对于给定的$h^{(t-1)}$,执行一轮前向传播计算$J^{(t)}(\theta)$需要多少操作？执行一轮后向传播又会如何呢？执行$\tau$轮呢？对于维度参数组$d,D_h$和$|V|$，分别来自输入词向量到隐藏层的权值矩阵(即稠密向量，词向量的维度)、隐藏层到隐藏层的权值矩阵、隐藏层到输出的权值矩阵(即词典的长度)。
使用符号“大写-O”来表示你的答案。

解答：

前向传播：
$$
\begin{align} 
	 O\left( (d \times D_{h}) + D_{h}^{2} + (D_{h} \times |V|) \right) \nonumber 
\end{align}
$$

反向传播：

如果对所有单词计算梯度：

$$
\begin{align} O\left( \tau \left((d \times D_{h}) + D_{h}^{2} +  D_{h} \times |V| \right)\right) \nonumber 
\end{align}
$$

这是因为反向传播$\tau$次的路径上，残差来自$\tau$个输出单词。

如果对单个单词计算梯度：

$$
\begin{align} O\left( \tau \left((d \times D_{h}) + D_{h}^{2}  \right) +  D_{h} \times |V| \right) \nonumber \end{align}
$$
此时反向传播$\tau$次的路径上，来自$\tau$个输出单词的残差中对该单词之外的导数为0。

由于词表远远大于隐藏层节点数$|V|>>D_h$，所以softmax层的$O(D_{h} \times |V|)$是瓶颈。

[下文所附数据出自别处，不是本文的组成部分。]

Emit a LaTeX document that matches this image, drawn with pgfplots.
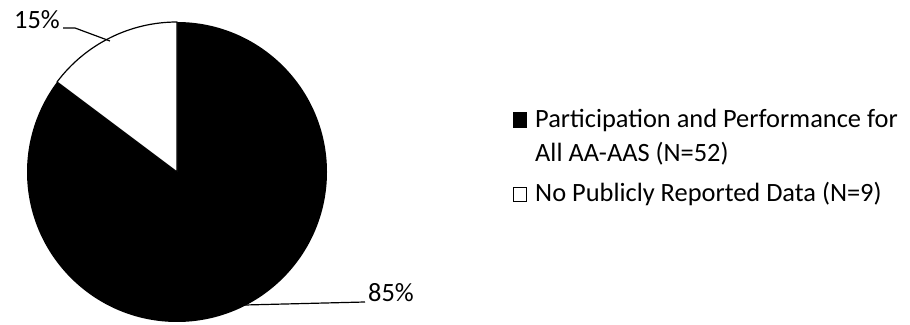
\documentclass[border=0pt]{standalone}
\usepackage{pgfplots}
\usepackage{pgfplotstable}
\pgfplotsset{compat=1.18}
\usepackage{fontspec}
\setmainfont{Carlito}

% Number of states in each reporting category
\pgfplotstableread{
group n
Reported 52
NotReported 9
}\piedata

\begin{document}
\begin{tikzpicture}[every node/.style={inner sep=0pt,font=\fontsize{26.4}{31}\selectfont}]
\pgfplotstablegetelem{0}{n}\of\piedata \edef\na{\pgfplotsretval}
\pgfplotstablegetelem{1}{n}\of\piedata \edef\nb{\pgfplotsretval}
\pgfmathsetmacro\angA{\na/(\na+\nb)*360}
\pgfmathsetmacro\angB{\nb/(\na+\nb)*360}
\pgfmathsetmacro\endA{90-\angA}
\pgfmathsetmacro\endB{90+\angB}
\begin{axis}[x=1pt,y=1pt,xmin=0,xmax=910,ymin=0,ymax=324,
  hide axis,clip=false]
  % black slice, clockwise from 12 o'clock
  \fill[black] (axis cs:177,152) -- (axis cs:177,302)
    arc[start angle=90,end angle=\endA,radius=150pt] -- cycle;
  % white slice
  \filldraw[fill=white,draw=black,line width=1.2pt,line join=round]
    (axis cs:177,152) -- (axis cs:177,302)
    arc[start angle=90,end angle=\endB,radius=150pt] -- cycle;
  % data labels with leader lines
  \draw[line width=1.2pt] (axis cs:63,296) -- (axis cs:75,296) -- (axis cs:110,283);
  \node[anchor=base west] at (axis cs:14,295) {15\%};
  \draw[line width=1.2pt] (axis cs:245,19) -- (axis cs:365,22);
  \node[anchor=base west] at (axis cs:368,22) {85\%};
  % legend
  \fill[black] (axis cs:513,196) rectangle (axis cs:527,212);
  \node[anchor=base west] at (axis cs:535,196) {Participation and Performance for};
  \node[anchor=base west] at (axis cs:535,162) {All AA-AAS (N=52)};
  \draw[line width=1pt] (axis cs:513.5,122.5) rectangle (axis cs:526.5,136.5);
  \node[anchor=base west] at (axis cs:535,122) {No Publicly Reported Data (N=9)};
\end{axis}
\pgfresetboundingbox
\useasboundingbox (0,0) rectangle (910pt,324pt);
\end{tikzpicture}
\end{document}
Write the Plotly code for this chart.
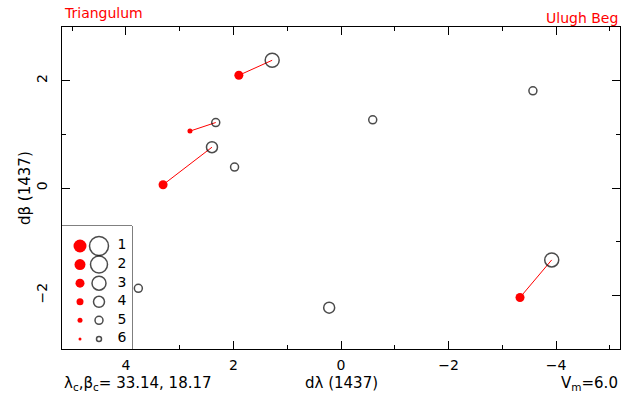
import plotly.graph_objects as go

# Data
open_x = [1.28, 2.33, 2.40, -3.92, 1.98, -0.59, -3.57, 3.77, 0.22]
open_y = [2.38, 1.22, 0.76, -1.34, 0.39, 1.27, 1.81, -1.87, -2.23]
open_mag = [3, 5, 4, 3, 5, 5, 5, 5, 4]
red_x = [1.90, 2.81, 3.31, -3.33]
red_y = [2.10, 1.06, 0.06, -2.04]
red_mag = [3, 5, 3, 3]
legend_mags = [1, 2, 3, 4, 5, 6]
x_ticks = [4, 2, 0, -2, -4]
y_ticks = [-2, 0, 2]

open_size = {1: 19, 2: 17, 3: 14, 4: 11, 5: 8, 6: 5}
red_size = {1: 13, 2: 11, 3: 9, 4: 7, 5: 5, 6: 3}

FONT = "DejaVu Sans"
RED = "#ff0000"

fig = go.Figure()

# connecting lines
lx, ly = [], []
for i in range(len(red_x)):
    lx += [red_x[i], open_x[i], None]
    ly += [red_y[i], open_y[i], None]
fig.add_trace(go.Scatter(x=lx, y=ly, mode="lines", line=dict(color=RED, width=1),
                         hoverinfo="skip", showlegend=False))
fig.add_trace(go.Scatter(x=red_x, y=red_y, mode="markers",
                         marker=dict(color=RED, opacity=1, size=[red_size[m] for m in red_mag], line=dict(width=0)),
                         showlegend=False))
fig.add_trace(go.Scatter(x=open_x, y=open_y, mode="markers",
                         marker=dict(color="rgba(0,0,0,0)", size=[open_size[m] for m in open_mag],
                                     line=dict(color="black", width=1.5)),
                         showlegend=False))

# legend box contents on secondary axes
rows = list(range(1, len(legend_mags) + 1))
fig.add_trace(go.Scatter(x=[18] * len(rows), y=rows, mode="markers", xaxis="x2", yaxis="y2",
                         marker=dict(color=RED, opacity=1, size=[red_size[m] for m in legend_mags], line=dict(width=0)),
                         showlegend=False, hoverinfo="skip"))
fig.add_trace(go.Scatter(x=[37] * len(rows), y=rows, mode="markers", xaxis="x2", yaxis="y2",
                         marker=dict(color="rgba(0,0,0,0)", size=[open_size[m] for m in legend_mags],
                                     line=dict(color="black", width=1.5)),
                         showlegend=False, hoverinfo="skip"))
fig.add_trace(go.Scatter(x=[60] * len(rows), y=rows, mode="text", xaxis="x2", yaxis="y2",
                         text=[str(m) for m in legend_mags], textposition="middle center",
                         textfont=dict(family=FONT, size=14, color="black"),
                         showlegend=False, hoverinfo="skip"))

axis_common = dict(showgrid=False, zeroline=False, showline=True, linecolor="black", linewidth=1,
                   mirror="ticks", ticks="inside", ticklen=8, tickcolor="black", tickwidth=1,
                   tickfont=dict(family=FONT, size=14, color="black"),
                   minor=dict(ticks="inside", ticklen=4, dtick=1, tickcolor="black", tickwidth=1, showgrid=False))

fig.update_layout(
    width=643, height=406,
    margin=dict(l=62, r=23, t=27, b=57),
    paper_bgcolor="white", plot_bgcolor="white",
    hovermode=False,
    xaxis=dict(range=[5.19, -5.19], tickvals=x_ticks, ticktext=[str(v).replace("-", "−") for v in x_ticks],
               ticklabelstandoff=3, **axis_common),
    yaxis=dict(range=[-3, 3], tickvals=y_ticks, ticktext=[str(v).replace("-", "−") for v in y_ticks],
               tickangle=-90, ticklabelstandoff=8, **axis_common),
    xaxis2=dict(domain=[0, 70 / 558], range=[0, 70], anchor="y2", visible=False, fixedrange=True),
    yaxis2=dict(domain=[0, 123 / 322], range=[6.54, -0.075], anchor="x2", visible=False, fixedrange=True),
    showlegend=False,
)

fig.add_shape(type="rect", xref="paper", yref="paper", x0=0, x1=70 / 558, y0=0, y1=123 / 322,
              line=dict(color="black", width=1), fillcolor="white", layer="below")

ann_font = dict(family=FONT, size=15, color="black")
fig.add_annotation(text="Triangulum", xref="paper", yref="paper", x=0, y=1.045, xanchor="left",
                   yanchor="middle", showarrow=False, font=dict(family=FONT, size=14, color=RED))
fig.add_annotation(text="Ulugh Beg", xref="paper", yref="paper", x=1, y=1.028, xanchor="right",
                   yanchor="middle", showarrow=False, font=dict(family=FONT, size=14, color=RED))
fig.add_annotation(text="dλ (1437)", xref="paper", yref="paper", x=0.5, y=-0.106, xanchor="center",
                   yanchor="middle", showarrow=False, font=ann_font)
fig.add_annotation(text="λ<sub>c</sub>,β<sub>c</sub>= 33.14, 18.17", xref="paper", yref="paper", x=0,
                   y=-0.106, xanchor="left", yanchor="middle", showarrow=False, font=ann_font)
fig.add_annotation(text="V<sub>m</sub>=6.0", xref="paper", yref="paper", x=1, y=-0.106, xanchor="right",
                   yanchor="middle", showarrow=False, font=ann_font)
fig.add_annotation(text="dβ (1437)", xref="paper", yref="paper", x=-37 / 558, y=0.5, xanchor="center",
                   yanchor="middle", textangle=-90, showarrow=False, font=ann_font)

fig.write_html("out.html", config={"displayModeBar": False, "staticPlot": True},
               post_script="document.body.style.margin='0';document.body.style.overflow='hidden';")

一个解决办法是用NCE代替昂贵的交叉熵损失函数。

这部分居然没有代码要求，看了下之前的课程是有的。感兴趣的童鞋可以参考`cs224d_assignment2_solution`文件中的`q3_RNNLM.py`进行学习。

在代码`q3_RNNLM.py`中实现的模型。其中已经实现了数据加载器和其它的初始化功能代码执行命令行`python q3_RNNLM.py`将运行该模型。注意，在运行过程中你不能用到tensorflow库的内置函数，如`rnn_cell`模块。

在`ptb－train`数据集中训练该模型，其中包含`Penn Treebank`中WSJ语料集的前20节语料。正如在第2部分中所说的，你应该最大限度地提高该模型在实际生产中数据集上的泛化性能（即最小化交叉熵损失率）。关于模型的性能，我们将通过未知但类似的句子集来进行评估。

作业1和该作业中的q2部分所示的神经网络是判别模型：他们接收数据之后，对其做出预测。前面你实现的RNNLM模型是一个生成式模型，因为它建模了数据序列$x1,\dots,xn$的分布状况。这就意味着我们不仅能用它去评估句子生成概率，而且还能通过它生成概率最优的语句！

训练完成后，在代码`q3 RNNLM.py` 中实现函数`generate_text()`。该函数首先运行RNN前向算法，在起始标记`<eos>`处建立索引，然后从每轮迭代的$\hat{y}^{(t)}$分布对新词$x_{t+1}$进行采样。然后把该词作为下一步的输入，重复该操作直至该模型遇到一个结束标志（结束标志记为`</eos>`）。